====== Information supplied ======
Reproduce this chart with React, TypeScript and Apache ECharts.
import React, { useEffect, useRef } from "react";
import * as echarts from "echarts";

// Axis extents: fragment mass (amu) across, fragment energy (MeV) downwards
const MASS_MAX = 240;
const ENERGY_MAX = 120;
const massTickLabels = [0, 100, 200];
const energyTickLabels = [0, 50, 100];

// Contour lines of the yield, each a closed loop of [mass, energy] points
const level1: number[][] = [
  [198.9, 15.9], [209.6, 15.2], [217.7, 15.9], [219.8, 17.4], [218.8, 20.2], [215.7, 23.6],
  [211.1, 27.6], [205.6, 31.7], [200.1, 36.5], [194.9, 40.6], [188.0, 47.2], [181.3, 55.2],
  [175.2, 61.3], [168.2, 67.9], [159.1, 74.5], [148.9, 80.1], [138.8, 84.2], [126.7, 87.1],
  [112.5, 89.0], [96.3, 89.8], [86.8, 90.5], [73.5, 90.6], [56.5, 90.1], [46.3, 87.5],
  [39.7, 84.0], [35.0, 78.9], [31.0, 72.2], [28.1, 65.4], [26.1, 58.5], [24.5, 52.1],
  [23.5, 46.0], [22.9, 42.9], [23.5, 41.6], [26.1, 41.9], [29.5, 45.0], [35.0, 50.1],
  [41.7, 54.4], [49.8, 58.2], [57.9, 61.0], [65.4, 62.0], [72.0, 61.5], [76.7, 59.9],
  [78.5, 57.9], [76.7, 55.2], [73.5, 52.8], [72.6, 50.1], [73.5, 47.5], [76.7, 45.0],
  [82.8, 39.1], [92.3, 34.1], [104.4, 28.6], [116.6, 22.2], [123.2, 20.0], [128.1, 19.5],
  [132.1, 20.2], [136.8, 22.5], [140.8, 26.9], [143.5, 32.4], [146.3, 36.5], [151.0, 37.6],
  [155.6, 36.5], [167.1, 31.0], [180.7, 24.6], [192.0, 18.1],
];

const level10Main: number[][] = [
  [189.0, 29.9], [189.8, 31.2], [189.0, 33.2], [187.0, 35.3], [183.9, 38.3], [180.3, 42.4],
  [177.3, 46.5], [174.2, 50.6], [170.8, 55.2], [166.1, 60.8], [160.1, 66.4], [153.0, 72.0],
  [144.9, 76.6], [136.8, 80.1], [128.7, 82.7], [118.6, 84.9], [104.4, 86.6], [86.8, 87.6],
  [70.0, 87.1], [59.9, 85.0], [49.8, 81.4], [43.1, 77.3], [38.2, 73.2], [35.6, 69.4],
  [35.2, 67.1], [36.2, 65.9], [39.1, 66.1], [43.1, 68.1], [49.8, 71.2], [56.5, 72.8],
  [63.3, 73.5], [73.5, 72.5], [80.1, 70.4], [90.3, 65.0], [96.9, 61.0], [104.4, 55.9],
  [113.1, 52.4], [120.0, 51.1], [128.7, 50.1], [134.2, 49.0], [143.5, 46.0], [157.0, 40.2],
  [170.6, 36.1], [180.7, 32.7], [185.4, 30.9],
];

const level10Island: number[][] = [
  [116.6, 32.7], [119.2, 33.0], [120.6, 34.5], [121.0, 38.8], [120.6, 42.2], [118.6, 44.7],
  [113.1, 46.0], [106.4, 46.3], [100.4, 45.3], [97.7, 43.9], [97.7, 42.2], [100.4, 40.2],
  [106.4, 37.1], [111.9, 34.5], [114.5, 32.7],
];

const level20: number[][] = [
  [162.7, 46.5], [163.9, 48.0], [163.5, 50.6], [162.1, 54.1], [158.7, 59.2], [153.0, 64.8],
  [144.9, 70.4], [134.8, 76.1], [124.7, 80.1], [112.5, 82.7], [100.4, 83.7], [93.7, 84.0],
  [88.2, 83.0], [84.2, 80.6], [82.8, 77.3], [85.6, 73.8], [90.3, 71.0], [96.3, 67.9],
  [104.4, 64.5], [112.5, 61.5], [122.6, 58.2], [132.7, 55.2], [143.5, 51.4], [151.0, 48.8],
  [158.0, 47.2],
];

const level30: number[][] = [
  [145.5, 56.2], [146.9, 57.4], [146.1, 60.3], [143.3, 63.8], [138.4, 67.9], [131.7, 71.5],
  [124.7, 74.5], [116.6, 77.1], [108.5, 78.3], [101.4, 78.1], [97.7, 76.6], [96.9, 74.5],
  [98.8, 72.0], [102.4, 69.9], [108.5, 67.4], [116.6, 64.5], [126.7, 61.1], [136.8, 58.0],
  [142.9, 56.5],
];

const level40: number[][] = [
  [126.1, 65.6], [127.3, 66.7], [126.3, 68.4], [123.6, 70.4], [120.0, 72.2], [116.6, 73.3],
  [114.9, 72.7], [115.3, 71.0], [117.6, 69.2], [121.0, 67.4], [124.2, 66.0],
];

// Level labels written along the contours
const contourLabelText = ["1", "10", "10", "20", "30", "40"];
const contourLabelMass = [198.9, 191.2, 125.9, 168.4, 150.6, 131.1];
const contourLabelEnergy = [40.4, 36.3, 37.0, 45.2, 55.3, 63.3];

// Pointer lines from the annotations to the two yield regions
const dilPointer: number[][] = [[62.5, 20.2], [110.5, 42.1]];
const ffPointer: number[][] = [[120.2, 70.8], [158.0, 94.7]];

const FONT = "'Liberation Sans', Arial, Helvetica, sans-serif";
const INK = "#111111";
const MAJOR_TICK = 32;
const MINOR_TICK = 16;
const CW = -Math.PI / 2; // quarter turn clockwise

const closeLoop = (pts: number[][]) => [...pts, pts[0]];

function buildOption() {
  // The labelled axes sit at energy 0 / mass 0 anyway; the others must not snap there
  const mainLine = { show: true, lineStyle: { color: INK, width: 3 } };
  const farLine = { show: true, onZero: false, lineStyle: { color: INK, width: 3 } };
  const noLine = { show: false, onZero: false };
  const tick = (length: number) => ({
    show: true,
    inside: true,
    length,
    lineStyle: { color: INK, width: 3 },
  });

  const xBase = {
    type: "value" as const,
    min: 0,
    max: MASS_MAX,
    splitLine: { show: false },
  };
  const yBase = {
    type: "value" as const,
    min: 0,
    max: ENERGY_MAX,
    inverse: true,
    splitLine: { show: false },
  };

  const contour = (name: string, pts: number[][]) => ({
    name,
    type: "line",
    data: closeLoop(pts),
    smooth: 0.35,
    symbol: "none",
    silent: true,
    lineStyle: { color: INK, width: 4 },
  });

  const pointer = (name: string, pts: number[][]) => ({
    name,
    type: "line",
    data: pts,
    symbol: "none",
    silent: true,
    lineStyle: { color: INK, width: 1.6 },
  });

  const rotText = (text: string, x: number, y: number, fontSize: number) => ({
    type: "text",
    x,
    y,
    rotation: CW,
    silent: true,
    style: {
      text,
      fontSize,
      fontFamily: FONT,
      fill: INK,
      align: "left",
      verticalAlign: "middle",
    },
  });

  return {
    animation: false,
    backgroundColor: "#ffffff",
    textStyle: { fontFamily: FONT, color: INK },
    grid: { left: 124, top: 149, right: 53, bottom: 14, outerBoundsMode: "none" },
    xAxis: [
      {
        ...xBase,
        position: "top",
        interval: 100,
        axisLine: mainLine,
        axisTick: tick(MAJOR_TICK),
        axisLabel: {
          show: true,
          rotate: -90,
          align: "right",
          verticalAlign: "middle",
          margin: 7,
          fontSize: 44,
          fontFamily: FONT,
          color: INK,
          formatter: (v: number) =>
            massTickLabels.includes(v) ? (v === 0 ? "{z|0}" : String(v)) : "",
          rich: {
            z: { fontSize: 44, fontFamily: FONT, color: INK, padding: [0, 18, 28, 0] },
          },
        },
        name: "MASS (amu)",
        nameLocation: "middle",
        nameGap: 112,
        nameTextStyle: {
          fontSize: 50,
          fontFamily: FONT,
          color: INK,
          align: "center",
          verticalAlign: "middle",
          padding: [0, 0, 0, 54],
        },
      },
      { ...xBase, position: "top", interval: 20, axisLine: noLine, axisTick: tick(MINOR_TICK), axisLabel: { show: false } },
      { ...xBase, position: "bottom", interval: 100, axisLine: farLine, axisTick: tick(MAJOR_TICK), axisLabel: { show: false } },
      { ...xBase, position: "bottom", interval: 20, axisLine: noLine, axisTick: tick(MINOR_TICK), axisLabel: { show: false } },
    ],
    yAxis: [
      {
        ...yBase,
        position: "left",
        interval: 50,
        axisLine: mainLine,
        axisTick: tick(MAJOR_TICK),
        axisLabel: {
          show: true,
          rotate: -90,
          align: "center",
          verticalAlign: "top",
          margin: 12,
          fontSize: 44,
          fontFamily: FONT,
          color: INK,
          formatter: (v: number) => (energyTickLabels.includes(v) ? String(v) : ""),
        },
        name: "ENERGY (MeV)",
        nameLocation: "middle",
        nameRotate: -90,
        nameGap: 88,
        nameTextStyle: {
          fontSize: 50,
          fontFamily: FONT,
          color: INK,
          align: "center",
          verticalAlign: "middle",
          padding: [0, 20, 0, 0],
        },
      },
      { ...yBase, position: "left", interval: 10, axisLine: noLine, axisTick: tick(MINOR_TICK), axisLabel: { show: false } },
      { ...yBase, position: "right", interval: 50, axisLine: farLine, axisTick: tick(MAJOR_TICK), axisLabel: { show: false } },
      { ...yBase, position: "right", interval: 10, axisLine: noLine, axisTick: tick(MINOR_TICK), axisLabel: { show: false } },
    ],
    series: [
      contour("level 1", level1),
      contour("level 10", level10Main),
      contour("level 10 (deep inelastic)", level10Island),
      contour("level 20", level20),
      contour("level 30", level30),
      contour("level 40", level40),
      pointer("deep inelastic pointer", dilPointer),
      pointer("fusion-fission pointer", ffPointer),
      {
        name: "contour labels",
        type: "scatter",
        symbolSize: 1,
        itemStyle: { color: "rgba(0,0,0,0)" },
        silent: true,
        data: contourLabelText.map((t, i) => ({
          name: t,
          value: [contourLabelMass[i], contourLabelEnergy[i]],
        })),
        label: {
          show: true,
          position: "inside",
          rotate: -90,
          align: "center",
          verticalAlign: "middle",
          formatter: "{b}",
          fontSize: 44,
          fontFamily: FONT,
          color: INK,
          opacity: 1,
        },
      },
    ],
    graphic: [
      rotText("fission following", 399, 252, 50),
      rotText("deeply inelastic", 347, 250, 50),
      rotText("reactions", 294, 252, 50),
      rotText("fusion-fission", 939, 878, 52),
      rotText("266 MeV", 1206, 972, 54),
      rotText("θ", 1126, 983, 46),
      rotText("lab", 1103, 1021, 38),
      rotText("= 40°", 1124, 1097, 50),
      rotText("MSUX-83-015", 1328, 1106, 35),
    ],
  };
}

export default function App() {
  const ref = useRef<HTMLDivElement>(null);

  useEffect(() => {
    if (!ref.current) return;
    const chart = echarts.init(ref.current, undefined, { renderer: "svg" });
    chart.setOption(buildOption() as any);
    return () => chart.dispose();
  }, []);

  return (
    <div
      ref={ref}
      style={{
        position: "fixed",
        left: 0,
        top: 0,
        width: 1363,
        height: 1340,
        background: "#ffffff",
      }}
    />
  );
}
======
Beginning at the top of the data, please return every line until and including the line containing "const energyTickLabels = [0, 50, 100];", copied exactly, and nothing past it.

Reproduce this chart with React, TypeScript and Apache ECharts.
import React, { useEffect, useRef } from "react";
import * as echarts from "echarts";

// Axis extents: fragment mass (amu) across, fragment energy (MeV) downwards
const MASS_MAX = 240;
const ENERGY_MAX = 120;
const massTickLabels = [0, 100, 200];
const energyTickLabels = [0, 50, 100];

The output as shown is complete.